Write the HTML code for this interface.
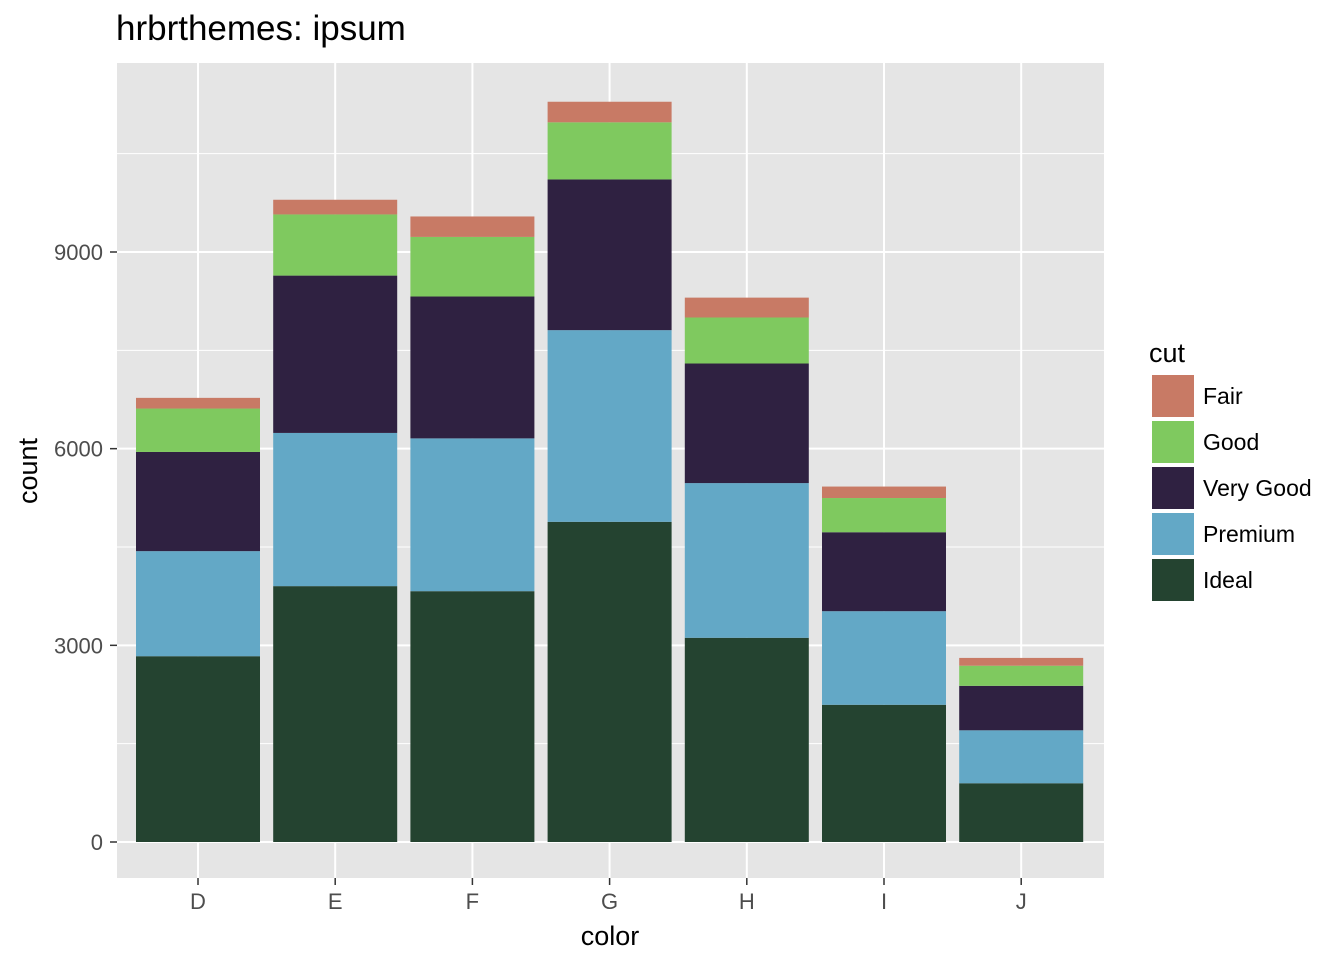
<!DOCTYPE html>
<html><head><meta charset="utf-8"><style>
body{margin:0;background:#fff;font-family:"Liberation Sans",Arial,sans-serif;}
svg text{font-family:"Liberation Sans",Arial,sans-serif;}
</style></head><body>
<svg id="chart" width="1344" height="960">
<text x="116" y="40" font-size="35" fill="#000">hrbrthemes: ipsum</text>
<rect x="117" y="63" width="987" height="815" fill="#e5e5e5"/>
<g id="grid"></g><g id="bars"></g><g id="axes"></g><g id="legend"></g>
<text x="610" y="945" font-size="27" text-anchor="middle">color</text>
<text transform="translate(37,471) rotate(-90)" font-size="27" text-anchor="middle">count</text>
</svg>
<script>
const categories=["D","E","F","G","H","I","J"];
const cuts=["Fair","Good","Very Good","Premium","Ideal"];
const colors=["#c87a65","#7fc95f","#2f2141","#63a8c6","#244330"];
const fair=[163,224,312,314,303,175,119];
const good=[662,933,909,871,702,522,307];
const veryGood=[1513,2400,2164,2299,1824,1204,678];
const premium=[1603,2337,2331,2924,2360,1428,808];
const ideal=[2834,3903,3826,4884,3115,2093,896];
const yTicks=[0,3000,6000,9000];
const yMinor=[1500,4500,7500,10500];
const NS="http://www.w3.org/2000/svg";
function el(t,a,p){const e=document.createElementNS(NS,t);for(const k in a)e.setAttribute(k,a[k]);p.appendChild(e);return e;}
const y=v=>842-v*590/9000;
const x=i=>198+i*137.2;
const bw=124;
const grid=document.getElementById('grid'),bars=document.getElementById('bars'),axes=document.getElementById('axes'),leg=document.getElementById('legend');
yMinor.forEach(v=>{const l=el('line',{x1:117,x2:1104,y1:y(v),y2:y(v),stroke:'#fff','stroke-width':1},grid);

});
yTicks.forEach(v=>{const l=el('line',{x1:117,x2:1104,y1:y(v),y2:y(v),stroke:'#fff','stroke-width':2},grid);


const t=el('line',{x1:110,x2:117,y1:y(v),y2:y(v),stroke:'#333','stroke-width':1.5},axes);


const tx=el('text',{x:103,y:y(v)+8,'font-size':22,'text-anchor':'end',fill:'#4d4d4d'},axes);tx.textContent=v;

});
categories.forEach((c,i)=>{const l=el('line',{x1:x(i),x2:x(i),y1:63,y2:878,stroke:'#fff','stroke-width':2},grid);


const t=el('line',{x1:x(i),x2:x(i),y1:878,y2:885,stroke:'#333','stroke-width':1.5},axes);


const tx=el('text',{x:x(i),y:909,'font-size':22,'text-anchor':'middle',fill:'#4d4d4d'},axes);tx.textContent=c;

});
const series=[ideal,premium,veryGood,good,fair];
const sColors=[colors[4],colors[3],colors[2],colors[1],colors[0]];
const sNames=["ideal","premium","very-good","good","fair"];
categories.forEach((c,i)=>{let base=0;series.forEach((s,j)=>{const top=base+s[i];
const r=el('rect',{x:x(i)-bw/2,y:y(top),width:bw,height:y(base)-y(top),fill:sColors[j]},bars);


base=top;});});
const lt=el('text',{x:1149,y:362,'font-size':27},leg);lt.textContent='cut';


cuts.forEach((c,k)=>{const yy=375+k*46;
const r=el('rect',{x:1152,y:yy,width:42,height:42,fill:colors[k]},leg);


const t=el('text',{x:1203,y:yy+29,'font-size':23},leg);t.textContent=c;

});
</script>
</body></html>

* * *

» What the task requires: Skip the images and write out the rest of the listing exactly.

» Output below:
Write the HTML code for this interface.
<!DOCTYPE html>
<html><head><meta charset="utf-8"><style>
body{margin:0;background:#fff;font-family:"Liberation Sans",Arial,sans-serif;}
svg text{font-family:"Liberation Sans",Arial,sans-serif;}
</style></head><body>
<svg id="chart" width="1344" height="960">
<text x="116" y="40" font-size="35" fill="#000">hrbrthemes: ipsum</text>
<rect x="117" y="63" width="987" height="815" fill="#e5e5e5"/>
<g id="grid"></g><g id="bars"></g><g id="axes"></g><g id="legend"></g>
<text x="610" y="945" font-size="27" text-anchor="middle">color</text>
<text transform="translate(37,471) rotate(-90)" font-size="27" text-anchor="middle">count</text>
</svg>
<script>
const categories=["D","E","F","G","H","I","J"];
const cuts=["Fair","Good","Very Good","Premium","Ideal"];
const colors=["#c87a65","#7fc95f","#2f2141","#63a8c6","#244330"];
const fair=[163,224,312,314,303,175,119];
const good=[662,933,909,871,702,522,307];
const veryGood=[1513,2400,2164,2299,1824,1204,678];
const premium=[1603,2337,2331,2924,2360,1428,808];
const ideal=[2834,3903,3826,4884,3115,2093,896];
const yTicks=[0,3000,6000,9000];
const yMinor=[1500,4500,7500,10500];
const NS="http://www.w3.org/2000/svg";
function el(t,a,p){const e=document.createElementNS(NS,t);for(const k in a)e.setAttribute(k,a[k]);p.appendChild(e);return e;}
const y=v=>842-v*590/9000;
const x=i=>198+i*137.2;
const bw=124;
const grid=document.getElementById('grid'),bars=document.getElementById('bars'),axes=document.getElementById('axes'),leg=document.getElementById('legend');
yMinor.forEach(v=>{const l=el('line',{x1:117,x2:1104,y1:y(v),y2:y(v),stroke:'#fff','stroke-width':1},grid);

});
yTicks.forEach(v=>{const l=el('line',{x1:117,x2:1104,y1:y(v),y2:y(v),stroke:'#fff','stroke-width':2},grid);


const t=el('line',{x1:110,x2:117,y1:y(v),y2:y(v),stroke:'#333','stroke-width':1.5},axes);


const tx=el('text',{x:103,y:y(v)+8,'font-size':22,'text-anchor':'end',fill:'#4d4d4d'},axes);tx.textContent=v;

});
categories.forEach((c,i)=>{const l=el('line',{x1:x(i),x2:x(i),y1:63,y2:878,stroke:'#fff','stroke-width':2},grid);


const t=el('line',{x1:x(i),x2:x(i),y1:878,y2:885,stroke:'#333','stroke-width':1.5},axes);


const tx=el('text',{x:x(i),y:909,'font-size':22,'text-anchor':'middle',fill:'#4d4d4d'},axes);tx.textContent=c;

});
const series=[ideal,premium,veryGood,good,fair];
const sColors=[colors[4],colors[3],colors[2],colors[1],colors[0]];
const sNames=["ideal","premium","very-good","good","fair"];
categories.forEach((c,i)=>{let base=0;series.forEach((s,j)=>{const top=base+s[i];
const r=el('rect',{x:x(i)-bw/2,y:y(top),width:bw,height:y(base)-y(top),fill:sColors[j]},bars);


base=top;});});
const lt=el('text',{x:1149,y:362,'font-size':27},leg);lt.textContent='cut';


cuts.forEach((c,k)=>{const yy=375+k*46;
const r=el('rect',{x:1152,y:yy,width:42,height:42,fill:colors[k]},leg);


const t=el('text',{x:1203,y:yy+29,'font-size':23},leg);t.textContent=c;

});
</script>
</body></html>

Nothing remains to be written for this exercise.